Woody: [inhabited by Nell] Funny... never took you for a quitter.

Woody: That no racket! That's Mystikal!

Woody: Nice grab, Horse. How's it hangin'?
Horse: To the floor, my friend. Now what's say we shift this baby into warp drive, huh? Wancha to feel the wind blowin' through the hair in your fine, muscular ass.

Nell Bedworth: But chew on this: While archetypal outsiders such as myself rarely fit comfortably into high school environments, THIS is as good as your life will get: The big football star and his vacuous cheerleader girlfriend.
Breanna: HEAD cheerleader.
Nell Bedworth: Hm. Because, let's face it, the old grey matter ain't exactly top-range, now is it, Woodster. So you'll end up with a job in Spachlor World, with your Dad, and probably marry Breanna here, but soon you start drinking to numb this aching feeling you have inside. And, you fast-forward a few years, and you're a drunk, fat, depressed guy at a bar talking about the good old days, while your little wife, whose looks and stuff have gone to doodoo, is propping up her own self-esteam by indulging in squalid sexual encounters with your friends behind your back.
Woody: What friends?
Nell Bedworth: I'm guessing most of 'em. Have a good day.

Nell Bedworth: [inhabited by Woody] What're you wearing?
Woody: [inhabited by Nell] Chinos and an Oxford cotton button down I found it in the back of your closet.
Nell Bedworth: Which is exactly where it's meant to stay until another one of my relatives croaks.
Woody: Nonsense. You can't beat a classic look.

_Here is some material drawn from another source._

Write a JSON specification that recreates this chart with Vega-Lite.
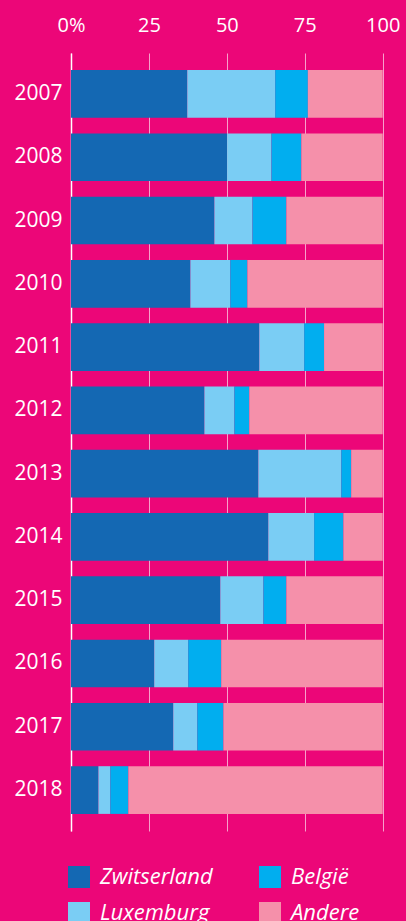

Mr. Zbornak: Woody, you... you crying?
Woody: [inhabited by Nell] Yeah.
Mr. Zbornak: What's... what's wrong?
Woody: I'm sorry. I just found out I lost my virginity in a trailer park.

Woody: Think about it, Harry. Are you willing to trade the love of a good woman for the cheap thrill of a tawdry one-night stand?
[Horse laughs]

Woody: [inhabited by Nell] Can we just keep playing football, please?
Nell Bedworth: [inhabited by Woody] Sure, as long as you keep my dick out of your butt.

Woody: Shall I compare thee to a summer's day? Thou art more lovely and... temperate. Rough winds... blah blah blah... There's something in there I can't remember. And, uh... yadda yadda yadda. I'm sorry, I... I'm no Shakespeare. My guess, Romeo wasn't much of a quarterback either, right?

Nell Bedworth: Come here, dumb jock.
Woody: Try and stop me, pencil-neck.